*RECORDED INFORMATION*:
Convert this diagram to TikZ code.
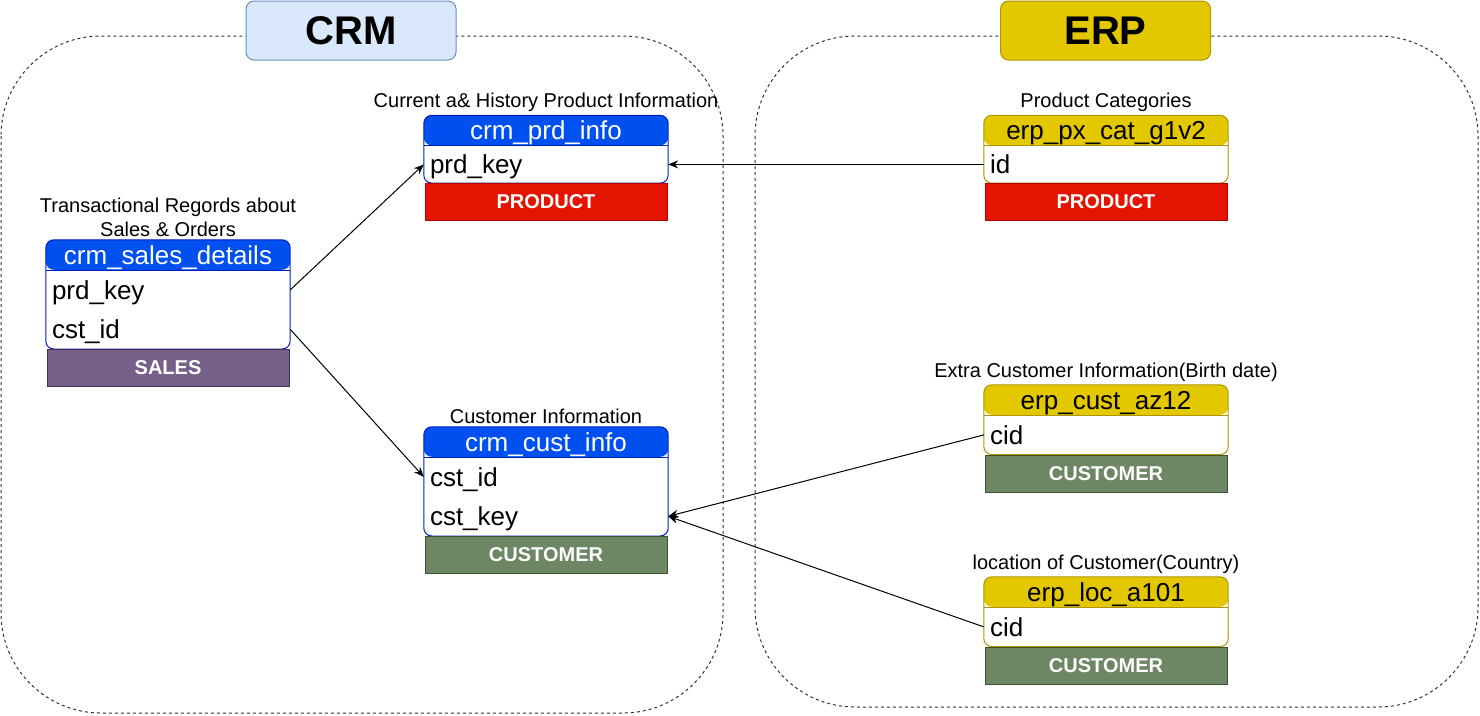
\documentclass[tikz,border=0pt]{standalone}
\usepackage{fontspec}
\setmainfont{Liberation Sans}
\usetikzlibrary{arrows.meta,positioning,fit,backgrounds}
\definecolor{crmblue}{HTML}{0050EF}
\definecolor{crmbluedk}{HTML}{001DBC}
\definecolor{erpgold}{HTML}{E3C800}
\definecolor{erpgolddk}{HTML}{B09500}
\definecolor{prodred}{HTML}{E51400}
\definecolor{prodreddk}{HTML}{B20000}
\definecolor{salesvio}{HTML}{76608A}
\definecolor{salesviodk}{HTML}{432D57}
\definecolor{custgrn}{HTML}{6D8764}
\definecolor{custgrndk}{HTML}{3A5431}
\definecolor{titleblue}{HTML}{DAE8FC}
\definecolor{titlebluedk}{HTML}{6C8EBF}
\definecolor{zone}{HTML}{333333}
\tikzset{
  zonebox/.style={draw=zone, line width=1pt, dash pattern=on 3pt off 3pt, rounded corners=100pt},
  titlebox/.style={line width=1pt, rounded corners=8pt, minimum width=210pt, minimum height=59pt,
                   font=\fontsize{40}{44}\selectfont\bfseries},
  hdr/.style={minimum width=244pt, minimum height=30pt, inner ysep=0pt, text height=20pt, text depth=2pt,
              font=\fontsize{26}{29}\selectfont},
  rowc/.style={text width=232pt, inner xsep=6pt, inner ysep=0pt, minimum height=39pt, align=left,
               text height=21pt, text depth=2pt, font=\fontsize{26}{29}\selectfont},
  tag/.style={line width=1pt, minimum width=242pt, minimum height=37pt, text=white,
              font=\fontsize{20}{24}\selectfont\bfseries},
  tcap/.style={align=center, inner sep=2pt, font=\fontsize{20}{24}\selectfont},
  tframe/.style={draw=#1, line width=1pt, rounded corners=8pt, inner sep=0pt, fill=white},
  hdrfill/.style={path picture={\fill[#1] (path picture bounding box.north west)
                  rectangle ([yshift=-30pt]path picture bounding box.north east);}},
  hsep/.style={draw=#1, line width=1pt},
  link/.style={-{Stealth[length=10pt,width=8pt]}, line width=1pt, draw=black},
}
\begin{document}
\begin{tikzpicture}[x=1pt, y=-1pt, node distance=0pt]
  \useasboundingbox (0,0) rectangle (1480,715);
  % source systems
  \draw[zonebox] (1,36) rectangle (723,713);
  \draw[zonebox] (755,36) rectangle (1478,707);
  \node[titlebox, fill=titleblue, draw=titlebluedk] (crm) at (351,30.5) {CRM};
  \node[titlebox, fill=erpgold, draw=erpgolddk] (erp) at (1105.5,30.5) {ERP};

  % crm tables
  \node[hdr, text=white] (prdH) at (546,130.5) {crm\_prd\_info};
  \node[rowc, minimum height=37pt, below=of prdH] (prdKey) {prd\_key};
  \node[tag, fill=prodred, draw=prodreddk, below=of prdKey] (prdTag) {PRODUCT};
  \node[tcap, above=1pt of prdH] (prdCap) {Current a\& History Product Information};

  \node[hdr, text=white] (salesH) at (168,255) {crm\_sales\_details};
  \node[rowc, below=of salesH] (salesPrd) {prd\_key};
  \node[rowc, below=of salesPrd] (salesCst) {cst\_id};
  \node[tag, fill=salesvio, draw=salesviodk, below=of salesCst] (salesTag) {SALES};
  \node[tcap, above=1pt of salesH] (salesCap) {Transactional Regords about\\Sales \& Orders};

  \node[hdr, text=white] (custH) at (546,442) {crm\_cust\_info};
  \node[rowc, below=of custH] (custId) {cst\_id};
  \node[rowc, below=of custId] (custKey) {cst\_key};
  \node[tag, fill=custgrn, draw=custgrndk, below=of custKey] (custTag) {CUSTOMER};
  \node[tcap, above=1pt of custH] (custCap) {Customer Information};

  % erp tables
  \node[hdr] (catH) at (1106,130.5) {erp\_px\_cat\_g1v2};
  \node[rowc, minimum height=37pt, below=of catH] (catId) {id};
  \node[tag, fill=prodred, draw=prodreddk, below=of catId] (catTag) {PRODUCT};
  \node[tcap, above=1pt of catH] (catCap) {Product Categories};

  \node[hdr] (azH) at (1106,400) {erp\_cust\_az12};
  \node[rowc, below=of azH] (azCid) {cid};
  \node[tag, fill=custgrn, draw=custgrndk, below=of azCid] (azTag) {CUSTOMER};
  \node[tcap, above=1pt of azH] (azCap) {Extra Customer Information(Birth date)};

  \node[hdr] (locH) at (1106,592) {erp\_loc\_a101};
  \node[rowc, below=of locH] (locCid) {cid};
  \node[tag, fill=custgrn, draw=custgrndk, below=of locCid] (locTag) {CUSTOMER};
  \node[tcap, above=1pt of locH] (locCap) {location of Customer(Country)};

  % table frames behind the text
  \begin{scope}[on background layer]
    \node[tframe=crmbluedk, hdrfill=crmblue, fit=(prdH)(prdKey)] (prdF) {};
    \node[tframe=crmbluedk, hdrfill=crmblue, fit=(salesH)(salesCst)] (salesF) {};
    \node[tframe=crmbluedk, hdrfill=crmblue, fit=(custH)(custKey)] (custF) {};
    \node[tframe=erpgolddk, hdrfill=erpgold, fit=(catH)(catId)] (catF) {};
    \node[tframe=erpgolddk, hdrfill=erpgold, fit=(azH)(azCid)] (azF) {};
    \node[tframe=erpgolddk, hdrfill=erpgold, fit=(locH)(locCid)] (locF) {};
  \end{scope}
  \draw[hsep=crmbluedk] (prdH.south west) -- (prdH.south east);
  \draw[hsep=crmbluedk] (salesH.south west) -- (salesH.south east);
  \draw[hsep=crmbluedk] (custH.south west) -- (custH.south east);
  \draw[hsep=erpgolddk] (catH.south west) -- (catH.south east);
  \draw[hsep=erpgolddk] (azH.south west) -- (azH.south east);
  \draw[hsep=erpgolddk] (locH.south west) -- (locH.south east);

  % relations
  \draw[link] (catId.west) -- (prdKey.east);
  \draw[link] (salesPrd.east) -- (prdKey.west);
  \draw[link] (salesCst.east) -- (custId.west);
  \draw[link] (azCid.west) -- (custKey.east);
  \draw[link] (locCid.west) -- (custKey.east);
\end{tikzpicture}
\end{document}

*PROMPT*:
In your copy, leave out the pictures and reproduce the material above exactly.

*SOLUTION FOR THIS TASK*:
Convert this diagram to TikZ code.
\documentclass[tikz,border=0pt]{standalone}
\usepackage{fontspec}
\setmainfont{Liberation Sans}
\usetikzlibrary{arrows.meta,positioning,fit,backgrounds}
\definecolor{crmblue}{HTML}{0050EF}
\definecolor{crmbluedk}{HTML}{001DBC}
\definecolor{erpgold}{HTML}{E3C800}
\definecolor{erpgolddk}{HTML}{B09500}
\definecolor{prodred}{HTML}{E51400}
\definecolor{prodreddk}{HTML}{B20000}
\definecolor{salesvio}{HTML}{76608A}
\definecolor{salesviodk}{HTML}{432D57}
\definecolor{custgrn}{HTML}{6D8764}
\definecolor{custgrndk}{HTML}{3A5431}
\definecolor{titleblue}{HTML}{DAE8FC}
\definecolor{titlebluedk}{HTML}{6C8EBF}
\definecolor{zone}{HTML}{333333}
\tikzset{
  zonebox/.style={draw=zone, line width=1pt, dash pattern=on 3pt off 3pt, rounded corners=100pt},
  titlebox/.style={line width=1pt, rounded corners=8pt, minimum width=210pt, minimum height=59pt,
                   font=\fontsize{40}{44}\selectfont\bfseries},
  hdr/.style={minimum width=244pt, minimum height=30pt, inner ysep=0pt, text height=20pt, text depth=2pt,
              font=\fontsize{26}{29}\selectfont},
  rowc/.style={text width=232pt, inner xsep=6pt, inner ysep=0pt, minimum height=39pt, align=left,
               text height=21pt, text depth=2pt, font=\fontsize{26}{29}\selectfont},
  tag/.style={line width=1pt, minimum width=242pt, minimum height=37pt, text=white,
              font=\fontsize{20}{24}\selectfont\bfseries},
  tcap/.style={align=center, inner sep=2pt, font=\fontsize{20}{24}\selectfont},
  tframe/.style={draw=#1, line width=1pt, rounded corners=8pt, inner sep=0pt, fill=white},
  hdrfill/.style={path picture={\fill[#1] (path picture bounding box.north west)
                  rectangle ([yshift=-30pt]path picture bounding box.north east);}},
  hsep/.style={draw=#1, line width=1pt},
  link/.style={-{Stealth[length=10pt,width=8pt]}, line width=1pt, draw=black},
}
\begin{document}
\begin{tikzpicture}[x=1pt, y=-1pt, node distance=0pt]
  \useasboundingbox (0,0) rectangle (1480,715);
  % source systems
  \draw[zonebox] (1,36) rectangle (723,713);
  \draw[zonebox] (755,36) rectangle (1478,707);
  \node[titlebox, fill=titleblue, draw=titlebluedk] (crm) at (351,30.5) {CRM};
  \node[titlebox, fill=erpgold, draw=erpgolddk] (erp) at (1105.5,30.5) {ERP};

  % crm tables
  \node[hdr, text=white] (prdH) at (546,130.5) {crm\_prd\_info};
  \node[rowc, minimum height=37pt, below=of prdH] (prdKey) {prd\_key};
  \node[tag, fill=prodred, draw=prodreddk, below=of prdKey] (prdTag) {PRODUCT};
  \node[tcap, above=1pt of prdH] (prdCap) {Current a\& History Product Information};

  \node[hdr, text=white] (salesH) at (168,255) {crm\_sales\_details};
  \node[rowc, below=of salesH] (salesPrd) {prd\_key};
  \node[rowc, below=of salesPrd] (salesCst) {cst\_id};
  \node[tag, fill=salesvio, draw=salesviodk, below=of salesCst] (salesTag) {SALES};
  \node[tcap, above=1pt of salesH] (salesCap) {Transactional Regords about\\Sales \& Orders};

  \node[hdr, text=white] (custH) at (546,442) {crm\_cust\_info};
  \node[rowc, below=of custH] (custId) {cst\_id};
  \node[rowc, below=of custId] (custKey) {cst\_key};
  \node[tag, fill=custgrn, draw=custgrndk, below=of custKey] (custTag) {CUSTOMER};
  \node[tcap, above=1pt of custH] (custCap) {Customer Information};

  % erp tables
  \node[hdr] (catH) at (1106,130.5) {erp\_px\_cat\_g1v2};
  \node[rowc, minimum height=37pt, below=of catH] (catId) {id};
  \node[tag, fill=prodred, draw=prodreddk, below=of catId] (catTag) {PRODUCT};
  \node[tcap, above=1pt of catH] (catCap) {Product Categories};

  \node[hdr] (azH) at (1106,400) {erp\_cust\_az12};
  \node[rowc, below=of azH] (azCid) {cid};
  \node[tag, fill=custgrn, draw=custgrndk, below=of azCid] (azTag) {CUSTOMER};
  \node[tcap, above=1pt of azH] (azCap) {Extra Customer Information(Birth date)};

  \node[hdr] (locH) at (1106,592) {erp\_loc\_a101};
  \node[rowc, below=of locH] (locCid) {cid};
  \node[tag, fill=custgrn, draw=custgrndk, below=of locCid] (locTag) {CUSTOMER};
  \node[tcap, above=1pt of locH] (locCap) {location of Customer(Country)};

  % table frames behind the text
  \begin{scope}[on background layer]
    \node[tframe=crmbluedk, hdrfill=crmblue, fit=(prdH)(prdKey)] (prdF) {};
    \node[tframe=crmbluedk, hdrfill=crmblue, fit=(salesH)(salesCst)] (salesF) {};
    \node[tframe=crmbluedk, hdrfill=crmblue, fit=(custH)(custKey)] (custF) {};
    \node[tframe=erpgolddk, hdrfill=erpgold, fit=(catH)(catId)] (catF) {};
    \node[tframe=erpgolddk, hdrfill=erpgold, fit=(azH)(azCid)] (azF) {};
    \node[tframe=erpgolddk, hdrfill=erpgold, fit=(locH)(locCid)] (locF) {};
  \end{scope}
  \draw[hsep=crmbluedk] (prdH.south west) -- (prdH.south east);
  \draw[hsep=crmbluedk] (salesH.south west) -- (salesH.south east);
  \draw[hsep=crmbluedk] (custH.south west) -- (custH.south east);
  \draw[hsep=erpgolddk] (catH.south west) -- (catH.south east);
  \draw[hsep=erpgolddk] (azH.south west) -- (azH.south east);
  \draw[hsep=erpgolddk] (locH.south west) -- (locH.south east);

  % relations
  \draw[link] (catId.west) -- (prdKey.east);
  \draw[link] (salesPrd.east) -- (prdKey.west);
  \draw[link] (salesCst.east) -- (custId.west);
  \draw[link] (azCid.west) -- (custKey.east);
  \draw[link] (locCid.west) -- (custKey.east);
\end{tikzpicture}
\end{document}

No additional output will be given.